Practical maintenance routine from the plant floor

A sensible routine does not need to be elaborate. It needs to be consistent.

Check seals and joints during every shift round.
Record temperature, pressure, and torque trends daily.
Inspect ash discharge for clumping or unburned carbon.
Clean buildup in gas paths before it hardens.
Verify burner stability and ignition performance.
Review refractory and insulation condition during planned outages.

Operators often know when a reactor is beginning to drift long before the alarm system confirms it. A small change in sound, vibration, discharge appearance, or gas odor can be the earliest warning. That experience should be captured in shift logs, not left as tribal knowledge.

Buyer misconceptions that cause expensive surprises

One misconception is that biochar reactors are plug-and-play waste solutions. They are not. They are process equipment with feed sensitivity, thermal limits, and maintenance requirements.

Another is that more char automatically means better economics. Sometimes a slightly lower yield with more stable operation and better heat recovery is the better business decision.

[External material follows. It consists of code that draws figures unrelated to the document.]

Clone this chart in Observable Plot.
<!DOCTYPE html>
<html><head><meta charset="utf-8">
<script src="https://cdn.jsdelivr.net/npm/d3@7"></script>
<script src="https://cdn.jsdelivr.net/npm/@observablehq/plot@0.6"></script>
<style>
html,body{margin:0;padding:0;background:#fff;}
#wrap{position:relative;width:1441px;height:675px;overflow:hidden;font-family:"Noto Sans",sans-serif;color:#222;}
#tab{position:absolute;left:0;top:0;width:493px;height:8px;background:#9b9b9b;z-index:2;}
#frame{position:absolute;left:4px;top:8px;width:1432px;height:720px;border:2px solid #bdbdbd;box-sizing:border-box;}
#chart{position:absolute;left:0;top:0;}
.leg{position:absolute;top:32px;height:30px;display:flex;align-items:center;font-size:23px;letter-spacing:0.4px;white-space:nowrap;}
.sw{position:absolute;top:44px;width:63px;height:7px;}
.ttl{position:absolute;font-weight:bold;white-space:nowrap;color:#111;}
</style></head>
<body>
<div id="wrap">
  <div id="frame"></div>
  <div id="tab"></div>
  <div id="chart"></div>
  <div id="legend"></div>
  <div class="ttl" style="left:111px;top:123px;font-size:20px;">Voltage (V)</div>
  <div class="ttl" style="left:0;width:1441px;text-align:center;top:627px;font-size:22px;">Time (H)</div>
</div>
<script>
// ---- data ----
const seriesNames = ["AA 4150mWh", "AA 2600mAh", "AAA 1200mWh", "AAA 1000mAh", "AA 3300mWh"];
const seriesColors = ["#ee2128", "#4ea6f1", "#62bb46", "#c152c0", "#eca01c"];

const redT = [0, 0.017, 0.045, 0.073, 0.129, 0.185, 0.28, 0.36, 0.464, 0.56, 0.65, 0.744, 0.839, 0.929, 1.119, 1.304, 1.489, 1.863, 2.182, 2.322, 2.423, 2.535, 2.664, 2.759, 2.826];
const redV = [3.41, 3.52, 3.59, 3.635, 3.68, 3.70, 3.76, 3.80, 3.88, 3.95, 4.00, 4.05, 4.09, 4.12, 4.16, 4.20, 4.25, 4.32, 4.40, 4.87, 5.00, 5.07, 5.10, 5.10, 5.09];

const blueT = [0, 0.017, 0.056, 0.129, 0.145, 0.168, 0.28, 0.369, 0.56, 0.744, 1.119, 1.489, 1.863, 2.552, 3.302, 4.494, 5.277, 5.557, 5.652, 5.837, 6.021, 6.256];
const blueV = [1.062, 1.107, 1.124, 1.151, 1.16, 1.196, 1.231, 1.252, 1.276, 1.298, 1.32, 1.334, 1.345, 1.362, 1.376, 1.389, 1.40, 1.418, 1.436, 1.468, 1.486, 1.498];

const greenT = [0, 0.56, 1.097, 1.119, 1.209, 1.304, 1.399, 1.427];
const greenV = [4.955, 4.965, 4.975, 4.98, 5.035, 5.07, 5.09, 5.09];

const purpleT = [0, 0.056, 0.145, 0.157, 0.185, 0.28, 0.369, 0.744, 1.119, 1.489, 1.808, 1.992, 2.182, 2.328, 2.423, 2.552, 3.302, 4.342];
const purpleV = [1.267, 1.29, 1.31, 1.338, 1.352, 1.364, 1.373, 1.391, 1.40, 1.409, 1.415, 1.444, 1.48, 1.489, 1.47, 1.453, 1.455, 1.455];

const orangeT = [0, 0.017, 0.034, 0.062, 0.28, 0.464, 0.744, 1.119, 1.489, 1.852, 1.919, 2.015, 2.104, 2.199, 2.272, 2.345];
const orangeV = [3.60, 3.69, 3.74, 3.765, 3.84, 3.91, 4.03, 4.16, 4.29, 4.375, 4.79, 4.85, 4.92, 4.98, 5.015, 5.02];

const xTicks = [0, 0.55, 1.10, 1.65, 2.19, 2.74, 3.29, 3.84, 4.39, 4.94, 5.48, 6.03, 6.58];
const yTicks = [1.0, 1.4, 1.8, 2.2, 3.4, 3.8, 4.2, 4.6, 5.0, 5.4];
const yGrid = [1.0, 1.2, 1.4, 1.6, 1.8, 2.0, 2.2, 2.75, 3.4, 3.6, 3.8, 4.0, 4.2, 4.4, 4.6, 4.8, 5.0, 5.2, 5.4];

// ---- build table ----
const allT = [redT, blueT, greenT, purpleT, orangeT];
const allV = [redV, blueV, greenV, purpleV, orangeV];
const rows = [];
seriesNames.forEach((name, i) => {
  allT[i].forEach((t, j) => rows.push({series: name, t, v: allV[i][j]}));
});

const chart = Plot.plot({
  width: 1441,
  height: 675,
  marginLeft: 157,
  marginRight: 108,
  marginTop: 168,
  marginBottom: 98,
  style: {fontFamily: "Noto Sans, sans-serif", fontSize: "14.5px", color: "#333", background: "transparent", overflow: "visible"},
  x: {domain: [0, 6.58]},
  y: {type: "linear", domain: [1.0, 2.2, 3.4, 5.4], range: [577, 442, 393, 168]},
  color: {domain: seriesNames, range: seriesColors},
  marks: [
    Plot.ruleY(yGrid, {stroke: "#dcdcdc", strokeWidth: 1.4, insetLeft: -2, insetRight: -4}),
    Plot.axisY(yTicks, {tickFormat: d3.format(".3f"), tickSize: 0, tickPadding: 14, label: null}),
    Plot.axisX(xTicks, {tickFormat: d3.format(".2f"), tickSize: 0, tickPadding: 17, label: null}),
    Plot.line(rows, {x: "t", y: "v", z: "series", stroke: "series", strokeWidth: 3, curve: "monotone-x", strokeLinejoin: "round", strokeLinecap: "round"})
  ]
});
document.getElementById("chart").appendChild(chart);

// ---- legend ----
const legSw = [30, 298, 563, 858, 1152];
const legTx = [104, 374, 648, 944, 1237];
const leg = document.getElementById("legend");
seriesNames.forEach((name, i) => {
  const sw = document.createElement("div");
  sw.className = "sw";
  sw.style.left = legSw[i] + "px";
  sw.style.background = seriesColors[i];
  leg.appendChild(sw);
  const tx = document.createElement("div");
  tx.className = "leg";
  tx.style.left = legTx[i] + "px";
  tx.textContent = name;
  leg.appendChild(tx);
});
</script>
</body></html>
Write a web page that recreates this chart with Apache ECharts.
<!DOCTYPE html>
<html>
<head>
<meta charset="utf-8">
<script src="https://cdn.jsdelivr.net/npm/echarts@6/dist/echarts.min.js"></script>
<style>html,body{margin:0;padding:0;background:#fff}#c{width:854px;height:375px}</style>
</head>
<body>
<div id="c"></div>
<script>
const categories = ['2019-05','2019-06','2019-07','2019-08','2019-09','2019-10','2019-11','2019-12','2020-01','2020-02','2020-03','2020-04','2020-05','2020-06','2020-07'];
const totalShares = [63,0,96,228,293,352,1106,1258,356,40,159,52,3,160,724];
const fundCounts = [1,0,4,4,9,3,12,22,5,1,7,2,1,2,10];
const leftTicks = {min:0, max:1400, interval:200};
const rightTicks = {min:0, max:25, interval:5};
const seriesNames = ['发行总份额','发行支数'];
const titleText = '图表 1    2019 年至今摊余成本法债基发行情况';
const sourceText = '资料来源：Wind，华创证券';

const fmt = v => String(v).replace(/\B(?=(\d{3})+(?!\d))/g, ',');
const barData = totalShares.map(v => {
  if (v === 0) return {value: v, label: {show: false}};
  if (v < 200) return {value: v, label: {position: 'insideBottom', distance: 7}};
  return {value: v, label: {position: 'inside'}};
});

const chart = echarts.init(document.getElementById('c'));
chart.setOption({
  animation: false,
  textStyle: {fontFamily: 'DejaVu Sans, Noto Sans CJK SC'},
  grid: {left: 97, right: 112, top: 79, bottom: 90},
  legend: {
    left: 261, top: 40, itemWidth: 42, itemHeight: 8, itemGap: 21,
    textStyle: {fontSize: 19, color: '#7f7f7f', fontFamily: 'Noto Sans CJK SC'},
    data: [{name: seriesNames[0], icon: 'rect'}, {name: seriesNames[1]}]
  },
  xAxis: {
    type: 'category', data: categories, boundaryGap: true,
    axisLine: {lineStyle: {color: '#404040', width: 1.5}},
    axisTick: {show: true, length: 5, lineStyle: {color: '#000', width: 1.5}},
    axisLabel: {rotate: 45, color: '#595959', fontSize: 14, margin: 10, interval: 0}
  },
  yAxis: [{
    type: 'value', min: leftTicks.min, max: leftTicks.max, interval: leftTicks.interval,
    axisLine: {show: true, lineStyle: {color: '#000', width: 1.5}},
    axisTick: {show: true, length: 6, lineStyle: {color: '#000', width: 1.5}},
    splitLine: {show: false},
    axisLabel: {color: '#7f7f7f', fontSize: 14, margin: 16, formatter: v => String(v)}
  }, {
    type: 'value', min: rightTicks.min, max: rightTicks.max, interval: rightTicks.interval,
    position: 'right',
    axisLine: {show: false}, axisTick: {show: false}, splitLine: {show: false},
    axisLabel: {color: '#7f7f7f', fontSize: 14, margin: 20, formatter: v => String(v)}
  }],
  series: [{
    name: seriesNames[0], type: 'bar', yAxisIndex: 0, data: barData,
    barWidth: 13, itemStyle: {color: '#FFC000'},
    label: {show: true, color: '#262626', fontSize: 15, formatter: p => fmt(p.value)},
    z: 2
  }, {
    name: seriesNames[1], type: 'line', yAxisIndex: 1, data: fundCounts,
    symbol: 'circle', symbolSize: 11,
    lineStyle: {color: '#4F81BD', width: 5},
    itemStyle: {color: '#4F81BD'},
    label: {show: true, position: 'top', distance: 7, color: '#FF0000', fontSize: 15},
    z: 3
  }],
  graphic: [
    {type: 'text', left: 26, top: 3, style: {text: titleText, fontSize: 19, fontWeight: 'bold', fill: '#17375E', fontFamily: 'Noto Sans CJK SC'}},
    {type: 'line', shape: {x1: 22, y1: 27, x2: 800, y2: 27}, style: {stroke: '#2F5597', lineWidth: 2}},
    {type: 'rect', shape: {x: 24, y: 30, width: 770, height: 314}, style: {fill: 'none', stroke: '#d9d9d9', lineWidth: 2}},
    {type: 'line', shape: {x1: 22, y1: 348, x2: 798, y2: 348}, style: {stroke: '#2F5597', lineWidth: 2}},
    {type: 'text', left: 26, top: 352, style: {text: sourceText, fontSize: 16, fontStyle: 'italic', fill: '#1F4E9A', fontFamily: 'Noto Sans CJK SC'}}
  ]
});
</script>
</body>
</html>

People also assume that “sustainable” means low-maintenance. It does not. Sustainable energy production still needs disciplined operation, inspection, and spare parts planning. The sustainability benefit comes from good engineering and good operating practice, not wishful thinking.

Where to look for reliable technical references

For buyers and engineers who want to go beyond sales material, these references are useful starting points:

Final perspective

A good biochar reactor is not defined by a polished spec sheet. It is defined by stable operation, predictable char quality, manageable maintenance, and a realistic energy balance. When those elements line up, the system can support sustainable energy production in a way that is technically credible and operationally useful.

In the field, the best-performing plants are usually not the most complicated ones. They are the ones where feedstock is controlled, heat losses are understood, maintenance access is practical, and the operators know what normal looks like. That is where the project becomes viable.